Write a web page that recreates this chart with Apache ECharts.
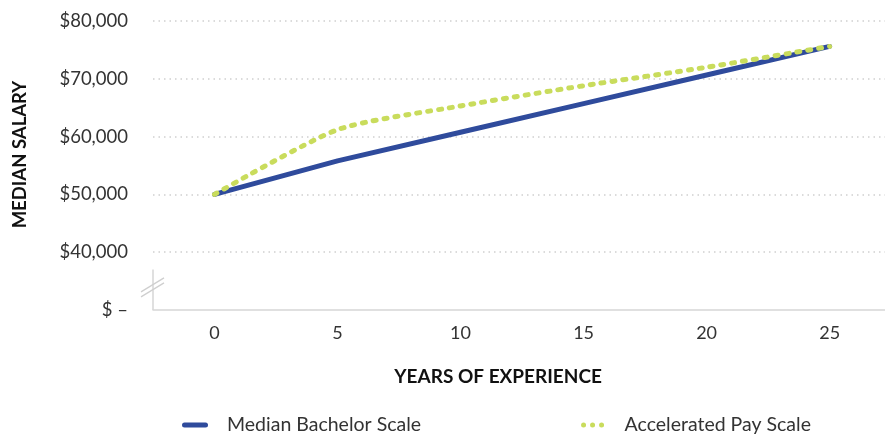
<!DOCTYPE html>
<html>
<head>
<meta charset="utf-8">
<script src="https://cdn.jsdelivr.net/npm/echarts@6/dist/echarts.min.js"></script>
<style>
html,body{margin:0;padding:0;background:#fff;}
#chart{width:885px;height:435px;}
</style>
</head>
<body>
<div id="chart"></div>
<script>
const years = [0, 5, 10, 15, 20, 25];
const medianBachelor = [50000, 55800, 60750, 65700, 70650, 75600];
const acceleratedPay = [50000, 61200, 65300, 68800, 72000, 75600];
const yMin = 30000, yMax = 80000, yStep = 10000;
const xMin = -2.5, xMax = 27.25;
const seriesNames = ['Median Bachelor Scale', 'Accelerated Pay Scale'];
const axisNames = { x: 'YEARS OF EXPERIENCE', y: 'MEDIAN SALARY' };

const FONT = 'Lato, "Open Sans", sans-serif';
const BLUE = '#2f4b9c';
const GREEN = '#c9dc5c';

const ICON_BAR = 'path://M2.5,0 L23.5,0 A2.5,2.5 0 0,1 23.5,5 L2.5,5 A2.5,2.5 0 0,1 2.5,0 Z';
const ICON_DOTS = 'path://M0,2.5 A2.5,2.5 0 1,0 5,2.5 A2.5,2.5 0 1,0 0,2.5 Z M9,2.5 A2.5,2.5 0 1,0 14,2.5 A2.5,2.5 0 1,0 9,2.5 Z M18,2.5 A2.5,2.5 0 1,0 23,2.5 A2.5,2.5 0 1,0 18,2.5 Z';

const pairs = vals => years.map((y, i) => [y, vals[i]]);

const chart = echarts.init(document.getElementById('chart'));
const option = {
  animation: false,
  grid: { left: 153, right: 0, top: 21, bottom: 125, containLabel: false },
  legend: {
    left: 182, bottom: 0, padding: 0,
    itemGap: 160, itemWidth: 26, itemHeight: 5,
    textStyle: { fontFamily: FONT, fontSize: 19.5, color: '#333', padding: [0, 0, 0, 14] },
    data: [
      { name: seriesNames[0], icon: ICON_BAR, itemStyle: { color: BLUE } },
      { name: seriesNames[1], icon: ICON_DOTS, itemStyle: { color: GREEN } }
    ]
  },
  xAxis: {
    type: 'value',
    min: xMin, max: xMax,
    axisLine: { show: true, onZero: false, lineStyle: { color: '#d6d6d6', width: 1.5 } },
    axisTick: { show: false },
    axisLabel: { fontFamily: FONT, fontSize: 18, color: '#333', margin: 14, customValues: years },
    splitLine: { show: false }
  },
  yAxis: {
    type: 'value',
    min: yMin, max: yMax, interval: yStep,
    axisLine: { show: false },
    axisTick: { show: false },
    axisLabel: {
      fontFamily: FONT, fontSize: 18.5, color: '#333', margin: 25,
      formatter: v => v === yMin ? '$ \u2013' : '$' + v.toLocaleString('en-US')
    },
    splitLine: {
      show: true,
      lineStyle: { color: '#cfcfcf', type: [1.5, 4], width: 1.5 },
      showMinLine: false
    }
  },
  series: [
    {
      name: seriesNames[0], type: 'line', data: pairs(medianBachelor),
      symbol: 'none', z: 2,
      lineStyle: { color: BLUE, width: 5, cap: 'round' },
      itemStyle: { color: BLUE }
    },
    {
      name: seriesNames[1], type: 'line', data: pairs(acceleratedPay),
      symbol: 'none', smooth: 0.22, z: 3,
      lineStyle: { color: GREEN, width: 5, type: [3, 8], cap: 'round' },
      itemStyle: { color: GREEN }
    }
  ]
};
chart.setOption(option);

// decorations positioned through the axes
const gridLeft = chart.convertToPixel({ xAxisIndex: 0 }, xMin);
const yBottom = chart.convertToPixel({ yAxisIndex: 0 }, yMin);
const yBreakTop = chart.convertToPixel({ yAxisIndex: 0 }, 37000);
const yBreakMid = chart.convertToPixel({ yAxisIndex: 0 }, 34000);
const xFirst = chart.convertToPixel({ xAxisIndex: 0 }, years[0]);
const xLast = chart.convertToPixel({ xAxisIndex: 0 }, years[years.length - 1]);
const gridCenterY = (chart.convertToPixel({ yAxisIndex: 0 }, yMax) + yBottom) / 2;

chart.setOption({
  graphic: [
    { type: 'line', shape: { x1: gridLeft, y1: yBottom, x2: gridLeft, y2: yBreakTop },
      style: { stroke: '#d6d6d6', lineWidth: 1.5 } },
    { type: 'line', shape: { x1: gridLeft - 12, y1: yBreakMid + 5, x2: gridLeft + 11, y2: yBreakMid - 9 },
      style: { stroke: '#cfcfcf', lineWidth: 1.3 } },
    { type: 'line', shape: { x1: gridLeft - 12, y1: yBreakMid + 10, x2: gridLeft + 11, y2: yBreakMid - 4 },
      style: { stroke: '#cfcfcf', lineWidth: 1.3 } },
    { type: 'text', x: 20, y: gridCenterY - 11, rotation: Math.PI / 2,
      style: { text: axisNames.y, font: 'bold 18.5px ' + FONT, fill: '#111', align: 'center', verticalAlign: 'middle' } },
    { type: 'text', x: (xFirst + xLast) / 2 - 24, y: 377,
      style: { text: axisNames.x, font: 'bold 19px ' + FONT, fill: '#111', align: 'center', verticalAlign: 'middle' } }
  ]
});
</script>
</body>
</html>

_ _ _ _ _ _ _

**OBJECTIVE:**
Copy out all of the data word for word. Do not carry over any picture.

**WRITTEN ANSWER:**
Write a web page that recreates this chart with Apache ECharts.
<!DOCTYPE html>
<html>
<head>
<meta charset="utf-8">
<script src="https://cdn.jsdelivr.net/npm/echarts@6/dist/echarts.min.js"></script>
<style>
html,body{margin:0;padding:0;background:#fff;}
#chart{width:885px;height:435px;}
</style>
</head>
<body>
<div id="chart"></div>
<script>
const years = [0, 5, 10, 15, 20, 25];
const medianBachelor = [50000, 55800, 60750, 65700, 70650, 75600];
const acceleratedPay = [50000, 61200, 65300, 68800, 72000, 75600];
const yMin = 30000, yMax = 80000, yStep = 10000;
const xMin = -2.5, xMax = 27.25;
const seriesNames = ['Median Bachelor Scale', 'Accelerated Pay Scale'];
const axisNames = { x: 'YEARS OF EXPERIENCE', y: 'MEDIAN SALARY' };

const FONT = 'Lato, "Open Sans", sans-serif';
const BLUE = '#2f4b9c';
const GREEN = '#c9dc5c';

const ICON_BAR = 'path://M2.5,0 L23.5,0 A2.5,2.5 0 0,1 23.5,5 L2.5,5 A2.5,2.5 0 0,1 2.5,0 Z';
const ICON_DOTS = 'path://M0,2.5 A2.5,2.5 0 1,0 5,2.5 A2.5,2.5 0 1,0 0,2.5 Z M9,2.5 A2.5,2.5 0 1,0 14,2.5 A2.5,2.5 0 1,0 9,2.5 Z M18,2.5 A2.5,2.5 0 1,0 23,2.5 A2.5,2.5 0 1,0 18,2.5 Z';

const pairs = vals => years.map((y, i) => [y, vals[i]]);

const chart = echarts.init(document.getElementById('chart'));
const option = {
  animation: false,
  grid: { left: 153, right: 0, top: 21, bottom: 125, containLabel: false },
  legend: {
    left: 182, bottom: 0, padding: 0,
    itemGap: 160, itemWidth: 26, itemHeight: 5,
    textStyle: { fontFamily: FONT, fontSize: 19.5, color: '#333', padding: [0, 0, 0, 14] },
    data: [
      { name: seriesNames[0], icon: ICON_BAR, itemStyle: { color: BLUE } },
      { name: seriesNames[1], icon: ICON_DOTS, itemStyle: { color: GREEN } }
    ]
  },
  xAxis: {
    type: 'value',
    min: xMin, max: xMax,
    axisLine: { show: true, onZero: false, lineStyle: { color: '#d6d6d6', width: 1.5 } },
    axisTick: { show: false },
    axisLabel: { fontFamily: FONT, fontSize: 18, color: '#333', margin: 14, customValues: years },
    splitLine: { show: false }
  },
  yAxis: {
    type: 'value',
    min: yMin, max: yMax, interval: yStep,
    axisLine: { show: false },
    axisTick: { show: false },
    axisLabel: {
      fontFamily: FONT, fontSize: 18.5, color: '#333', margin: 25,
      formatter: v => v === yMin ? '$ \u2013' : '$' + v.toLocaleString('en-US')
    },
    splitLine: {
      show: true,
      lineStyle: { color: '#cfcfcf', type: [1.5, 4], width: 1.5 },
      showMinLine: false
    }
  },
  series: [
    {
      name: seriesNames[0], type: 'line', data: pairs(medianBachelor),
      symbol: 'none', z: 2,
      lineStyle: { color: BLUE, width: 5, cap: 'round' },
      itemStyle: { color: BLUE }
    },
    {
      name: seriesNames[1], type: 'line', data: pairs(acceleratedPay),
      symbol: 'none', smooth: 0.22, z: 3,
      lineStyle: { color: GREEN, width: 5, type: [3, 8], cap: 'round' },
      itemStyle: { color: GREEN }
    }
  ]
};
chart.setOption(option);

// decorations positioned through the axes
const gridLeft = chart.convertToPixel({ xAxisIndex: 0 }, xMin);
const yBottom = chart.convertToPixel({ yAxisIndex: 0 }, yMin);
const yBreakTop = chart.convertToPixel({ yAxisIndex: 0 }, 37000);
const yBreakMid = chart.convertToPixel({ yAxisIndex: 0 }, 34000);
const xFirst = chart.convertToPixel({ xAxisIndex: 0 }, years[0]);
const xLast = chart.convertToPixel({ xAxisIndex: 0 }, years[years.length - 1]);
const gridCenterY = (chart.convertToPixel({ yAxisIndex: 0 }, yMax) + yBottom) / 2;

chart.setOption({
  graphic: [
    { type: 'line', shape: { x1: gridLeft, y1: yBottom, x2: gridLeft, y2: yBreakTop },
      style: { stroke: '#d6d6d6', lineWidth: 1.5 } },
    { type: 'line', shape: { x1: gridLeft - 12, y1: yBreakMid + 5, x2: gridLeft + 11, y2: yBreakMid - 9 },
      style: { stroke: '#cfcfcf', lineWidth: 1.3 } },
    { type: 'line', shape: { x1: gridLeft - 12, y1: yBreakMid + 10, x2: gridLeft + 11, y2: yBreakMid - 4 },
      style: { stroke: '#cfcfcf', lineWidth: 1.3 } },
    { type: 'text', x: 20, y: gridCenterY - 11, rotation: Math.PI / 2,
      style: { text: axisNames.y, font: 'bold 18.5px ' + FONT, fill: '#111', align: 'center', verticalAlign: 'middle' } },
    { type: 'text', x: (xFirst + xLast) / 2 - 24, y: 377,
      style: { text: axisNames.x, font: 'bold 19px ' + FONT, fill: '#111', align: 'center', verticalAlign: 'middle' } }
  ]
});
</script>
</body>
</html>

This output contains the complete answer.